Marie Ndiaye, Jean-Yves Cendrey et Willy Von Beruf

jeudi
03
novembre
19h30

Rencontres et Débats

Lieu : Millepages 91, RUE DE FONTENAY 94300 VINCENNES

Nous sommes très heureux de vous inviter à rencontrer un couple d'écrivains : Marie Ndiaye qui signe "La cheffe, roman d'une cuisinière" aux éditions Gallimard et Jean-Yves Cendrey, traducteur de "La France comme ma poche" de l'Allemand Willy von Beruf aux éditions de l'Arbre Vengeur.

 

La Cheffe, roman d'une cuisinère

Le narrateur, cuisinier, raconte la vie et la carrière de la Cheffe, une cuisinière installée à Bordeaux qui a connu une période de gloire, et dont il a longtemps été l’assistant – et l’amoureux sans retour.

Née dans une famille d’ouvriers agricoles, cette adolescente ascétique et déterminée devient employée de maison très jeune. Elle va découvrir l’art culinaire en préparant les repas pour ses premiers employeurs. Dès le premier dîner, elle met en œuvre ce qui sera la base de sa gastronomie future : sécheresse, sévérité, simplicité.

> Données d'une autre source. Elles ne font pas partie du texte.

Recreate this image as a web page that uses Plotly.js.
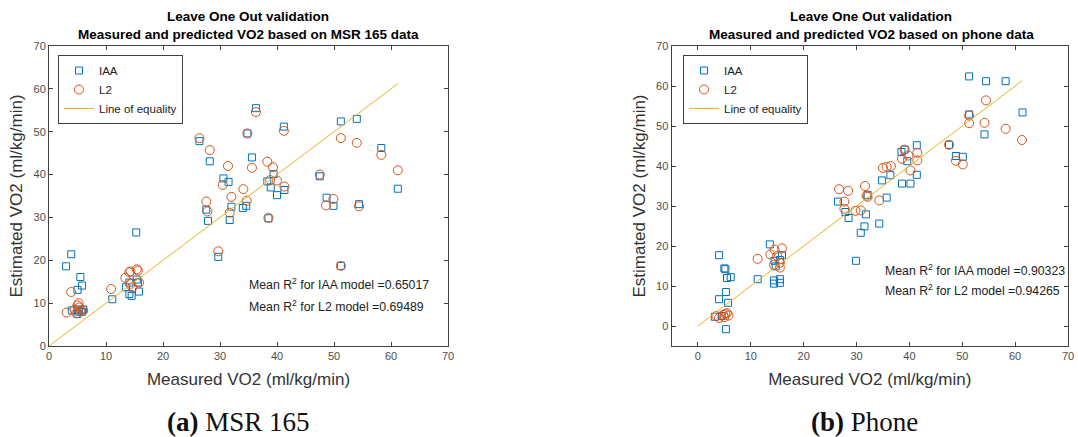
<!DOCTYPE html>
<html>
<head>
<meta charset="utf-8">
<script src="https://cdn.plot.ly/plotly-3.0.1.min.js"></script>
<style>html,body{margin:0;padding:0;background:#fff;}#chart{width:1078px;height:437px;}</style>
</head>
<body>
<div id="chart"></div>
<script>
// ---- Panel (a): MSR 165 ----
var msrIaaX = [26.4, 28.2, 30.6, 31.5, 27.6, 27.9, 32.0, 31.7, 34.6, 34.0, 34.8, 36.3, 35.6, 38.5, 38.3, 38.9, 41.2, 39.4, 40.0, 41.3, 47.5, 51.2, 54.0, 58.3, 61.2, 48.7, 49.9, 54.4, 51.2, 15.3, 3.9, 3.0, 29.7, 5.5, 5.8, 5.0, 11.1, 13.5, 14.1, 14.1, 14.5, 15.6, 15.8, 15.4, 4.0, 5.0, 5.3, 5.8, 6.0, 5.0];
var msrIaaY = [47.8, 43.1, 39.1, 38.3, 31.8, 29.2, 32.5, 29.4, 32.7, 32.2, 49.6, 55.5, 44.0, 29.8, 38.4, 37.0, 51.2, 40.1, 35.2, 36.4, 39.6, 52.4, 53.0, 46.2, 36.7, 34.6, 32.7, 33.1, 18.7, 26.5, 21.4, 18.6, 20.8, 16.1, 14.1, 13.1, 10.9, 13.7, 14.8, 12.1, 11.7, 14.8, 12.7, 15.5, 8.3, 7.5, 8.0, 8.0, 8.5, 8.5];
var msrL2X = [26.4, 28.2, 31.4, 30.5, 32.0, 27.6, 27.8, 31.7, 34.1, 34.7, 34.8, 36.3, 35.6, 38.3, 38.5, 39.3, 38.8, 40.0, 41.3, 41.2, 47.5, 51.2, 54.0, 58.3, 61.2, 49.9, 48.6, 54.4, 51.2, 29.7, 3.9, 5.2, 10.9, 13.4, 14.1, 14.3, 15.4, 15.6, 15.8, 14.3, 14.6, 3.1, 4.5, 5.0, 5.3, 5.5, 6.0, 4.8];
var msrL2Y = [48.5, 45.7, 42.0, 37.6, 34.8, 33.7, 31.4, 31.1, 36.6, 33.9, 49.6, 54.6, 41.6, 43.0, 29.9, 41.7, 38.7, 38.6, 37.2, 50.2, 40.0, 48.5, 47.4, 44.6, 41.0, 34.3, 32.8, 32.6, 18.7, 22.1, 12.6, 10.0, 13.3, 15.9, 17.2, 17.4, 17.9, 17.6, 14.8, 14.5, 13.7, 7.8, 8.5, 9.5, 9.0, 8.2, 8.3, 7.6];
var msrEqX = [0, 61.3];
var msrEqY = [0, 61.3];

// ---- Panel (b): Phone ----
var phIaaX = [51.3, 54.5, 58.2, 61.4, 51.3, 54.2, 47.5, 48.8, 50.1, 41.4, 39.1, 38.5, 39.6, 41.4, 36.4, 38.6, 40.2, 34.8, 32.1, 35.7, 26.5, 27.9, 28.5, 31.8, 31.5, 30.8, 34.3, 29.9, 13.6, 15.9, 14.5, 15.5, 14.7, 11.3, 14.4, 14.4, 15.5, 15.5, 4.0, 5.0, 5.2, 5.5, 6.2, 5.3, 4.0, 5.7, 3.2, 4.5, 5.3];
var phIaaY = [62.4, 61.2, 61.2, 53.4, 52.9, 47.9, 45.3, 42.5, 42.3, 45.2, 44.1, 43.5, 41.2, 37.8, 37.7, 35.6, 35.6, 36.4, 32.8, 32.1, 31.1, 28.5, 27.0, 27.9, 24.9, 23.3, 25.6, 16.3, 20.4, 17.7, 16.3, 16.5, 14.9, 11.7, 11.4, 10.6, 11.7, 10.8, 17.7, 14.4, 14.2, 12.0, 12.2, 8.5, 6.7, 5.8, 2.3, 2.5, -0.8];
var phL2X = [54.5, 51.3, 51.3, 54.2, 58.2, 61.3, 47.5, 48.8, 50.1, 41.5, 41.5, 39.1, 39.8, 38.6, 40.2, 35.0, 35.7, 36.5, 26.7, 28.4, 31.6, 31.9, 32.1, 34.3, 27.7, 27.7, 29.8, 30.8, 15.9, 14.5, 13.7, 15.0, 11.3, 14.4, 15.5, 15.5, 3.5, 4.0, 4.8, 5.2, 5.5, 5.0, 5.8];
var phL2Y = [56.4, 52.6, 50.7, 50.8, 49.3, 46.5, 45.3, 41.3, 40.4, 43.3, 41.4, 44.1, 42.6, 41.8, 38.9, 39.5, 39.8, 40.0, 34.2, 33.8, 35.0, 32.6, 32.3, 31.4, 31.1, 29.3, 28.8, 28.9, 19.4, 19.1, 17.9, 17.5, 16.8, 15.3, 15.8, 14.6, 2.5, 2.0, 2.8, 3.0, 3.2, 2.2, 2.6];
var phEqX = [0, 61.3];
var phEqY = [0, 61.3];

// ---- Text ----
var seriesNames = ["IAA", "L2", "Line of equality"];
var title1 = "Leave One Out validation";
var msrTitle2 = "Measured and predicted VO2 based on MSR 165 data";
var phTitle2 = "Measured and predicted VO2 based on phone data";
var xTitle = "Measured VO2 (ml/kg/min)";
var yTitle = "Estimated VO2 (ml/kg/min)";
var msrR2 = ["Mean R<sup>2</sup> for IAA model =0.65017", "Mean R<sup>2</sup> for L2 model =0.69489"];
var phR2 = ["Mean R<sup>2</sup> for IAA model =0.90323", "Mean R<sup>2</sup> for L2 model =0.94265"];
var captions = ["<b>(a)</b> MSR 165", "<b>(b)</b> Phone"];
var tickVals = [0, 10, 20, 30, 40, 50, 60, 70];

var BLUE = "#0072BD", ORANGE = "#D95319", YELLOW = "#EDB120";
var SANS = "Liberation Sans, Arial, sans-serif";
var AX = "#404040";

function sq(x, y, name, xa, ya, lg) {
  return {x: x, y: y, type: "scatter", mode: "markers", name: name, xaxis: xa, yaxis: ya, legend: lg,
    marker: {symbol: "square-open", size: 7, color: BLUE, line: {width: 1, color: BLUE}}};
}
function ci(x, y, name, xa, ya, lg) {
  return {x: x, y: y, type: "scatter", mode: "markers", name: name, xaxis: xa, yaxis: ya, legend: lg,
    marker: {symbol: "circle-open", size: 9, color: ORANGE, line: {width: 1, color: ORANGE}}};
}
function eq(x, y, name, xa, ya, lg) {
  return {x: x, y: y, type: "scatter", mode: "lines", name: name, xaxis: xa, yaxis: ya, legend: lg,
    line: {color: YELLOW, width: 1}};
}

var data = [
  sq(msrIaaX, msrIaaY, seriesNames[0], "x", "y", "legend"),
  ci(msrL2X, msrL2Y, seriesNames[1], "x", "y", "legend"),
  eq(msrEqX, msrEqY, seriesNames[2], "x", "y", "legend"),
  sq(phIaaX, phIaaY, seriesNames[0], "x2", "y2", "legend2"),
  ci(phL2X, phL2Y, seriesNames[1], "x2", "y2", "legend2"),
  eq(phEqX, phEqY, seriesNames[2], "x2", "y2", "legend2")
];

function axis(range, domain, anchor, title, standoff) {
  return {
    range: range, domain: domain, anchor: anchor, tickvals: tickVals,
    ticks: "inside", ticklen: 4, tickcolor: AX, tickwidth: 1,
    showline: true, linecolor: AX, linewidth: 1, mirror: "ticks",
    showgrid: false, zeroline: false, fixedrange: true,
    tickfont: {family: SANS, size: 11, color: "#4d4d4d"},
    title: {text: title, font: {family: SANS, size: 17, color: "#333"}, standoff: standoff}
  };
}

function txt(x, y, text, size, anchor, family, color) {
  return {xref: "paper", yref: "paper", x: x / 1078, y: 1 - y / 437, text: text, showarrow: false,
    xanchor: anchor, yanchor: "middle", font: {family: family, size: size, color: color}};
}

var yDom = [1 - 346/437, 1 - 46/437];
var legendStyle = function (xpx) {
  return {x: xpx / 1078, y: 1 - 55/437, xanchor: "left", yanchor: "top", bgcolor: "#fff",
    bordercolor: AX, borderwidth: 1, font: {family: SANS, size: 11.5, color: "#222"}};
};
var layout = {
  width: 1078, height: 437,
  margin: {l: 0, r: 0, t: 0, b: 0},
  paper_bgcolor: "#fff", plot_bgcolor: "#fff",
  xaxis: axis([0, 70], [49/1078, 448/1078], "y", xTitle, 11),
  yaxis: axis([0, 70], yDom, "x", yTitle, 6),
  xaxis2: axis([-5, 70], [671.5/1078, 1068/1078], "y2", xTitle, 11),
  yaxis2: axis([-5, 70], yDom, "x2", yTitle, 6),
  legend: legendStyle(58),
  legend2: legendStyle(683),
  annotations: [
    txt(248, 17, "<b>" + title1 + "</b>", 13.5, "center", SANS, "#000"),
    txt(248, 35, "<b>" + msrTitle2 + "</b>", 13.5, "center", SANS, "#000"),
    txt(871, 17, "<b>" + title1 + "</b>", 13.5, "center", SANS, "#000"),
    txt(871, 35, "<b>" + phTitle2 + "</b>", 13.5, "center", SANS, "#000"),
    txt(247, 284, msrR2[0], 12.3, "left", SANS, "#222"),
    txt(247, 306, msrR2[1], 12.3, "left", SANS, "#222"),
    txt(883, 270, phR2[0], 12.3, "left", SANS, "#222"),
    txt(883, 290, phR2[1], 12.3, "left", SANS, "#222"),
    txt(238, 422, captions[0], 27, "center", "Liberation Serif, serif", "#111"),
    txt(864, 422, captions[1], 27, "center", "Liberation Serif, serif", "#111")
  ]
};

Plotly.newPlot("chart", data, layout, {displayModeBar: false, staticPlot: true});
</script>
</body>
</html>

Quelque temps plus tard, elle ouvre un restaurant, La Bonne Heure, où le tout-Bordeaux se presse. Dès son embauche, le narrateur se dévoue corps et âme à sa patronne. Il deviendra au fil des années son confident et ami, mais jamais son amant. La vie de la Cheffe, entièrement vouée à l’invention culinaire, semble parfaitement réglée. Son malheur vient de sa fille unique, un concentré d’aigreur, de rancune et de frivolité.

Les phrases de Marie NDiaye se déploient lentement, comme pour envelopper le lecteur avec un charme constricteur. Les replis de l’âme de chaque personnage sont explorés sans hâte, et c’est sans doute ce qui fascine le plus : cette détermination calme dans la volonté de dissoudre la pénombre des êtres, auscultés sans malveillance et sans pitié. Il se dégage du récit une humanité violente, claire, à la fois mélancolique et enviable. La cuisine, qui est au centre du récit, est vécue comme une aventure spirituelle, presque un état de la sainteté. Non que le plaisir et le corps en soient absents, au contraire : mais ils sont les instruments d’un voyage vers un au-delà – la Cheffe allant toujours plus loin dans sa quête d’épure. L’émotion grandit au fur et à mesure de la lecture, jusqu’à la dernière ligne.

 

Marie NDiaye est née en 1967 à Pithiviers. Elle est l’auteur d’une vingtaine de livres, romans, nouvelles et théâtre. Elle a obtenu le prix Femina en 2001 et le prix Goncourt en 2009. Ses pièces sont entrées au répertoire de la Comédie-Française.

 

La France comme ma poche

Livre gigogne, comme une sorte d’écho lointain des Lettres Persanes, cette manière d’anti-guide de voyage, nous fait traverser notre belle France de l’intérieur en secouant ses oripeaux littéraires, politiques, commerciaux, voire sociaux, et les coups pleuvent dru sur cette grande terre de la pleurniche qui jouit de son auto-mortification permanente face à un monde qui s’en fiche un peu voire carrément… Willy, le narrateur, a quitté le pays de son père il y a des dizaines d’années pour rejoindre celui de sa mère, l’Allemagne. Quand le vieillard cacochyme le convoque, énigmatique, dans sa Gironde natale et fatale, il consent à
accomplir la descente vers les origines comme s’il y chutait. Ce qu’il découvre de ce territoire trop aménagé qui s’agite dans des soubresauts inquiétants va lui permettre de renouer avec la figure paternelle et l’amère patrie dont il trace un portrait dévasté. 


Supercherie revendiquée en même temps qu’autobiographie romancée, ce livre d’amour déçu n’épargne personne et surtout pas son auteur et son
traducteur qui traduisent ainsi, gourdin dans une main, stylet dans l’autre, leur malaise persistant, mais semblent entrevoir une issue grâce aux pouvoirs de l’ironie, à la pratique de la satire, aux joies de la paresse, sans oublier les ressources de la frugalité et de la sobriété… Chef-d’oeuvre de mauvaise foi, d’emportement virtuose et d’humour ravageur, La France comme ma poche, travaillé à l’acide, transforme en littérature de haute tenue les convulsions d’un pays subclaquant. Et permet à ce duo de faire entendre trois voix : le père, le fils et l’esprit du traducteur.